> Problem statement:
Copy out all the lines exactly. Omit pictures.

> Source data:

§

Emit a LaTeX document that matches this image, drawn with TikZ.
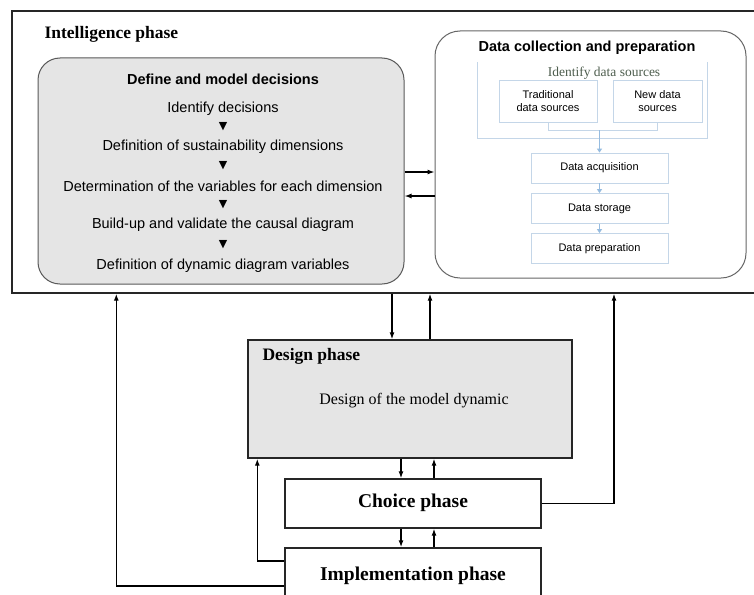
\documentclass[tikz,border=0pt]{standalone}
\usepackage{fontspec}
\setmainfont{Liberation Serif}
\setsansfont{Liberation Sans}
\newfontfamily\symfont{DejaVu Sans}
\usetikzlibrary{arrows.meta, positioning}
\definecolor{srcblue}{RGB}{196, 214, 232}
\definecolor{arrowblue}{RGB}{150, 188, 224}
\definecolor{srctext}{RGB}{78, 94, 78}
\tikzset{
  phasebox/.style={draw=black!85, line width=1.4pt, fill=white},
  stagebox/.style={draw=black!65, line width=1pt, fill=gray!20},
  srcbox/.style={draw=srcblue, line width=0.8pt, fill=white, align=center, font=\sffamily\fontsize{11}{13}\selectfont},
  link/.style={line width=1.3pt, -{Latex[length=7pt,width=5pt]}},
  srclink/.style={draw=arrowblue, line width=0.8pt, -{Triangle[length=4pt,width=5pt]}},
  steptext/.style={font=\sffamily\fontsize{14.5}{17}\selectfont},
  downmark/.style={font=\symfont\fontsize{11}{13}\selectfont},
  titlesans/.style={font=\sffamily\bfseries\fontsize{14.5}{17}\selectfont},
  titleserif/.style={font=\bfseries\fontsize{17.5}{20}\selectfont}
}

\begin{document}
\begin{tikzpicture}[x=1pt, y=-1pt]
  \useasboundingbox[fill=white] (0,0) rectangle (754,594);

  \node[phasebox, minimum width=746pt, minimum height=282pt] (intel) at (385,152) {};
  \node[titleserif, anchor=west] (inteltitle) at (41,34) {Intelligence phase};

  \node[stagebox, rounded corners=22pt, minimum width=366pt, minimum height=226pt] (define) at (221,171) {};
  \node[titlesans] (definetitle) at (223,79) {Define and model decisions};
  \node[steptext] (decisions) at (223,109) {Identify decisions};
  \node[downmark] at (223,127) {▼};
  \node[steptext] (dimensions) at (223,147) {Definition of sustainability dimensions};
  \node[downmark] at (223,166) {▼};
  \node[steptext] (variables) at (223,186) {Determination of the variables for each dimension};
  \node[downmark] at (223,205) {▼};
  \node[steptext] (causal) at (223,225) {Build-up and validate the causal diagram};
  \node[downmark] at (223,245) {▼};
  \node[steptext] (dynamic) at (223,266) {Definition of dynamic diagram variables};

  \node[draw=black!60, line width=1pt, fill=white, rounded corners=25pt, minimum width=311pt, minimum height=247pt] (collect) at (590.5,154.5) {};
  \node[titlesans] (collecttitle) at (587,48) {Data collection and preparation};
  \draw[srcblue, line width=0.8pt] (477,62) -- (477,138) -- (707,138) -- (707,62);
  \node[text=srctext, font=\fontsize{13.5}{16}\selectfont] (sources) at (604,73) {Identify data sources};
  \node[srcbox, minimum width=98pt, minimum height=42pt] (trad) at (548,101) {Traditional\\data sources};
  \node[srcbox, minimum width=89pt, minimum height=42pt] (new) at (657.5,101) {New data\\sources};
  \node[srcbox, minimum width=137pt, minimum height=30pt] (acq) at (599.5,168) {Data acquisition};
  \node[srcbox, minimum width=137pt, minimum height=30pt] (store) at (599.5,208.5) {Data storage};
  \node[srcbox, minimum width=137pt, minimum height=30pt] (prep) at (599.5,248.5) {Data preparation};
  \draw[srcblue, line width=0.8pt] (trad.south) -- ++(0,8) -| (new.south);
  \draw[srclink] ([yshift=-8pt]acq.north |- trad.south) -- (acq.north);
  \draw[srclink] (acq) -- (store);
  \draw[srclink] (store) -- (prep);

  \draw[link] ([yshift=-1pt]define.east) -- ([yshift=-1pt]define.east -| collect.west);
  \draw[link] ([yshift=-25pt]define.east -| collect.west) -- ([yshift=-25pt]define.east);

  \node[phasebox, fill=gray!20, minimum width=324pt, minimum height=118pt] (design) at (410,399) {};
  \node[titleserif, anchor=west] (designtitle) at (259,356) {Design phase};
  \node[font=\fontsize{16}{19}\selectfont] (designtext) at (414,401) {Design of the model dynamic};

  \node[phasebox, minimum width=256pt, minimum height=49pt] (choice) at (413,503.5) {};
  \node[font=\bfseries\fontsize{19.5}{23}\selectfont] (choicetext) at (413,503) {Choice phase};

  \node[phasebox, minimum width=256pt, minimum height=64pt] (impl) at (413,580) {};
  \node[font=\bfseries\fontsize{19.5}{23}\selectfont] (impltext) at (413,576) {Implementation phase};

  \draw[link] ([xshift=-18pt]design.north |- intel.south) -- ([xshift=-18pt]design.north);
  \draw[link] ([xshift=20pt]design.north) -- ([xshift=20pt]design.north |- intel.south);
  \draw[link] ([xshift=-12pt]choice.north |- design.south) -- ([xshift=-12pt]choice.north);
  \draw[link] ([xshift=21pt]choice.north) -- ([xshift=21pt]choice.north |- design.south);
  \draw[link, line width=1.8pt] ([xshift=-12pt]impl.north |- choice.south) -- ([xshift=-12pt]impl.north);
  \draw[link] ([xshift=21pt]impl.north) -- ([xshift=21pt]impl.north |- choice.south);

  \draw[link] ([yshift=19pt]impl.west) -| ([xshift=10pt]design.south west);
  \draw[link] ([yshift=-6pt]impl.west) -| ([xshift=105pt]intel.south west);
  \draw[link] (choice.east) -| ([xshift=229pt]intel.south);
\end{tikzpicture}
\end{document}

§

> Result of the task:
Emit a LaTeX document that matches this image, drawn with TikZ.
\documentclass[tikz,border=0pt]{standalone}
\usepackage{fontspec}
\setmainfont{Liberation Serif}
\setsansfont{Liberation Sans}
\newfontfamily\symfont{DejaVu Sans}
\usetikzlibrary{arrows.meta, positioning}
\definecolor{srcblue}{RGB}{196, 214, 232}
\definecolor{arrowblue}{RGB}{150, 188, 224}
\definecolor{srctext}{RGB}{78, 94, 78}
\tikzset{
  phasebox/.style={draw=black!85, line width=1.4pt, fill=white},
  stagebox/.style={draw=black!65, line width=1pt, fill=gray!20},
  srcbox/.style={draw=srcblue, line width=0.8pt, fill=white, align=center, font=\sffamily\fontsize{11}{13}\selectfont},
  link/.style={line width=1.3pt, -{Latex[length=7pt,width=5pt]}},
  srclink/.style={draw=arrowblue, line width=0.8pt, -{Triangle[length=4pt,width=5pt]}},
  steptext/.style={font=\sffamily\fontsize{14.5}{17}\selectfont},
  downmark/.style={font=\symfont\fontsize{11}{13}\selectfont},
  titlesans/.style={font=\sffamily\bfseries\fontsize{14.5}{17}\selectfont},
  titleserif/.style={font=\bfseries\fontsize{17.5}{20}\selectfont}
}

\begin{document}
\begin{tikzpicture}[x=1pt, y=-1pt]
  \useasboundingbox[fill=white] (0,0) rectangle (754,594);

  \node[phasebox, minimum width=746pt, minimum height=282pt] (intel) at (385,152) {};
  \node[titleserif, anchor=west] (inteltitle) at (41,34) {Intelligence phase};

  \node[stagebox, rounded corners=22pt, minimum width=366pt, minimum height=226pt] (define) at (221,171) {};
  \node[titlesans] (definetitle) at (223,79) {Define and model decisions};
  \node[steptext] (decisions) at (223,109) {Identify decisions};
  \node[downmark] at (223,127) {▼};
  \node[steptext] (dimensions) at (223,147) {Definition of sustainability dimensions};
  \node[downmark] at (223,166) {▼};
  \node[steptext] (variables) at (223,186) {Determination of the variables for each dimension};
  \node[downmark] at (223,205) {▼};
  \node[steptext] (causal) at (223,225) {Build-up and validate the causal diagram};
  \node[downmark] at (223,245) {▼};
  \node[steptext] (dynamic) at (223,266) {Definition of dynamic diagram variables};

  \node[draw=black!60, line width=1pt, fill=white, rounded corners=25pt, minimum width=311pt, minimum height=247pt] (collect) at (590.5,154.5) {};
  \node[titlesans] (collecttitle) at (587,48) {Data collection and preparation};
  \draw[srcblue, line width=0.8pt] (477,62) -- (477,138) -- (707,138) -- (707,62);
  \node[text=srctext, font=\fontsize{13.5}{16}\selectfont] (sources) at (604,73) {Identify data sources};
  \node[srcbox, minimum width=98pt, minimum height=42pt] (trad) at (548,101) {Traditional\\data sources};
  \node[srcbox, minimum width=89pt, minimum height=42pt] (new) at (657.5,101) {New data\\sources};
  \node[srcbox, minimum width=137pt, minimum height=30pt] (acq) at (599.5,168) {Data acquisition};
  \node[srcbox, minimum width=137pt, minimum height=30pt] (store) at (599.5,208.5) {Data storage};
  \node[srcbox, minimum width=137pt, minimum height=30pt] (prep) at (599.5,248.5) {Data preparation};
  \draw[srcblue, line width=0.8pt] (trad.south) -- ++(0,8) -| (new.south);
  \draw[srclink] ([yshift=-8pt]acq.north |- trad.south) -- (acq.north);
  \draw[srclink] (acq) -- (store);
  \draw[srclink] (store) -- (prep);

  \draw[link] ([yshift=-1pt]define.east) -- ([yshift=-1pt]define.east -| collect.west);
  \draw[link] ([yshift=-25pt]define.east -| collect.west) -- ([yshift=-25pt]define.east);

  \node[phasebox, fill=gray!20, minimum width=324pt, minimum height=118pt] (design) at (410,399) {};
  \node[titleserif, anchor=west] (designtitle) at (259,356) {Design phase};
  \node[font=\fontsize{16}{19}\selectfont] (designtext) at (414,401) {Design of the model dynamic};

  \node[phasebox, minimum width=256pt, minimum height=49pt] (choice) at (413,503.5) {};
  \node[font=\bfseries\fontsize{19.5}{23}\selectfont] (choicetext) at (413,503) {Choice phase};

  \node[phasebox, minimum width=256pt, minimum height=64pt] (impl) at (413,580) {};
  \node[font=\bfseries\fontsize{19.5}{23}\selectfont] (impltext) at (413,576) {Implementation phase};

  \draw[link] ([xshift=-18pt]design.north |- intel.south) -- ([xshift=-18pt]design.north);
  \draw[link] ([xshift=20pt]design.north) -- ([xshift=20pt]design.north |- intel.south);
  \draw[link] ([xshift=-12pt]choice.north |- design.south) -- ([xshift=-12pt]choice.north);
  \draw[link] ([xshift=21pt]choice.north) -- ([xshift=21pt]choice.north |- design.south);
  \draw[link, line width=1.8pt] ([xshift=-12pt]impl.north |- choice.south) -- ([xshift=-12pt]impl.north);
  \draw[link] ([xshift=21pt]impl.north) -- ([xshift=21pt]impl.north |- choice.south);

  \draw[link] ([yshift=19pt]impl.west) -| ([xshift=10pt]design.south west);
  \draw[link] ([yshift=-6pt]impl.west) -| ([xshift=105pt]intel.south west);
  \draw[link] (choice.east) -| ([xshift=229pt]intel.south);
\end{tikzpicture}
\end{document}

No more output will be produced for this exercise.